Iraq PM vows to punish groups behind attacks on Christians

Iraqi Prime Minister Nuri al-Maliki vowed on Wednesday to punish armed groups which have attacked and killed Christians in Mosul, triggering the flight of more than 2,000 families of the minority group.

Iraq “will punish those who caused the displacement of Christians from their homes, and hold accountable those who stood behind the armed groups which carried out these crimes,” Maliki was quoted as saying in a statement.

Maliki, who was meeting with Iraqi Christian leaders, called the violence part of a greater “political scheme” that was doomed to fail.

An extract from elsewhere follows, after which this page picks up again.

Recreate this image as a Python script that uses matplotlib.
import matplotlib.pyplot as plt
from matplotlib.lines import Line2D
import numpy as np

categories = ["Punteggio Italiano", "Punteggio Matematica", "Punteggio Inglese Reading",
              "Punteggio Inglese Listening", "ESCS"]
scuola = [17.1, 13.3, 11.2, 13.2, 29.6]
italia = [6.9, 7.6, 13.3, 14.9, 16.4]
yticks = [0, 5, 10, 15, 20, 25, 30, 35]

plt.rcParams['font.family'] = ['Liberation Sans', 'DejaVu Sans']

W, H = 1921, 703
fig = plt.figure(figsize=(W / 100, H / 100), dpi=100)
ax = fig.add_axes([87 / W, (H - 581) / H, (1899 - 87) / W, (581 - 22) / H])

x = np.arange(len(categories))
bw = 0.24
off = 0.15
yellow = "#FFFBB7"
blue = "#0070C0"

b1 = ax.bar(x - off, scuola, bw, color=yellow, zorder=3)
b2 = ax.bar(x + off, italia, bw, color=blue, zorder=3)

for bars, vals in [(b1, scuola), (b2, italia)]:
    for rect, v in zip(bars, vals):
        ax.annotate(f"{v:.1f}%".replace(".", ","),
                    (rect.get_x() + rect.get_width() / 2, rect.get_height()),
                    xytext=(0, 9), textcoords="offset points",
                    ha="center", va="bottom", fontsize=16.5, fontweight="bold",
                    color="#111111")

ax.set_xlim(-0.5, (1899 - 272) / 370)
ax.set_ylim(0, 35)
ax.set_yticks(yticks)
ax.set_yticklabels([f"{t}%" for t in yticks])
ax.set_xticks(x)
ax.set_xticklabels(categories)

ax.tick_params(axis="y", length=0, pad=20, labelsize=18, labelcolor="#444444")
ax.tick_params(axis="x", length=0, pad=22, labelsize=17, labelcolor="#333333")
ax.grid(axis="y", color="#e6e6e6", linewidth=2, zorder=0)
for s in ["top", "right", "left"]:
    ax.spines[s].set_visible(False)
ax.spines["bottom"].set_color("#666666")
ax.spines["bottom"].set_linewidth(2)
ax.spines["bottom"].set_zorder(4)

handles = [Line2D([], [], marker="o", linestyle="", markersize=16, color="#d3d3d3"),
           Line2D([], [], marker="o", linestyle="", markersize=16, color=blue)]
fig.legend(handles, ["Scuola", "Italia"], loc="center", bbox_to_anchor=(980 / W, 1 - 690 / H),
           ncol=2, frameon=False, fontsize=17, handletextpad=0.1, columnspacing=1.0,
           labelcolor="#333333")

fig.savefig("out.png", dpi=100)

He stressed that police would continue to provide security while the government would take whatever steps necessary to help Iraq’s minority Christian community.

“Their (the Christians) departure from Iraq would be an insult to the Iraqi people,” he said.

Maliki did not identify who was behind the violence although various officials have blamed Sunni and Kurd extremists or Al-Qaeda.

An government official said earlier that the flight of Iraqi Christians from Mosul has been stemmed, but only after nearly half the 20,000-strong minority fled the northern city due to a spate of attacks.

“The flight of Christians from Mosul has ceased,” Ghanem al-Ghanam, director of Iraq’s human rights ministry, said in a statement.

He said a fact-finding mission found that 2,275 families — based on an average of four persons per family — had abandoned their homes and jobs, taking shelter in Christian villages on the northern and eastern fringes of Nineveh province.

US and Iraqi commanders consider Mosul, Iraq’s third largest city, to be the nation’s most dangerous centre and the last urban stronghold of Al-Qaeda.

The Iraqi government sent police reinforcements to Mosul after at least 12 Christians were killed since late last month, and Christian houses vandalised and burned while others were threatened.

Since the US-led invasion of 2003 more than 200 Christians have been killed across Iraq and a string of churches attacked, with the violence intensifying in recent weeks, particularly in the north.

Around 800,000 Christians lived in Iraq at the time of the invasion, but the number has since shrunk by around a third as members of the minority community have fled the country, according to Christian leaders.